My primary research interests fall in a new area at the intersection of multivariate analysis and dimension reduction, called envelopes, which was introduced by Cook, Li and Chiaromonte (2010) under the framework of multivariate linear regression. It applies dimension reduction techniques to remove the immaterial information and achieve efficient estimation of the regression coefficients. The envelope method has broad application in many fields in multivariate analysis such as discriminant analysis, functional data analysis, reduced rank regression and sufficient dimension reduction. It can also be connected to other fields in statistics, including partial least squares, model selection, Bayesian statistics, experimental design, and time series.

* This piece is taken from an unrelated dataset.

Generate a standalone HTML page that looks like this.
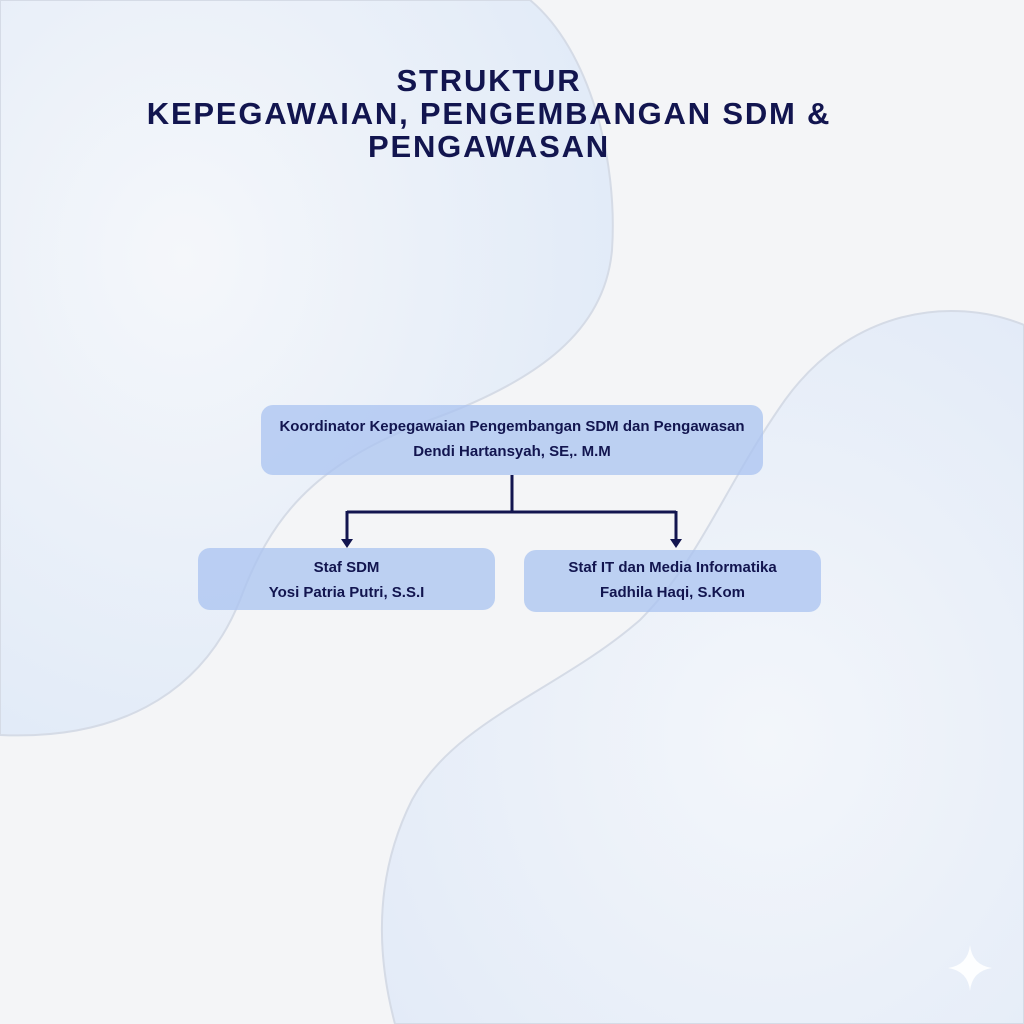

Roughly speaking, my research has two directions. Firstly, I expand and promote the development of envelopes, making them more powerful in efficient estimation and adapting them to different kinds of datasets. For example,
Su and Cook (2010) developed a heteroscedastic envelope model to accommodate datasets with non-constant covariance structure. Currently, I am working on envelope models with small sample sizes so that envelopes can be applied in the n < p scenario. Secondly, I try to connect envelopes with other fields in statistics. For example, Cook, Helland and Su (2010) studied the relationship between partial least squares and envelope models. It is interesting that the envelope model can in fact explain the mechanism of partial least squares, which was originally designed as an ad-hoc algorithm in chemometrics. Now I am also working on a project to achieve efficiency and sparsity simultaneously in estimating the coefficients in multivariate linear regression.

More on Envelopes

The following plot illustrates the working mechanism of envelope models.

Suppose we are comparing two multivariate means. In both panels, the two ellipses represent two bivariate normal populations. The predictor X is an indicator variable taking values 0 or 1 to denote the different populations, Y1 and Y2 are two responses representing two characteristics of the populations. The left panel represents the analysis under the standard model. If we want to tell if there is the difference between the groups in the distribution of Y2, then it is hard to judge as the projection distributions on Y2 almost overlap with each other. However, under the envelope inference presented by the right panel, we first find a dimension reduction subspace that removes all the irrelevant information to the group difference and then project the data onto the Y2 axis. Now it is much easier to tell the difference between the two groups.

Some recent development of envelopes include
partial envelope, inner envelope, heteroscedastic envelope and scaled envelope.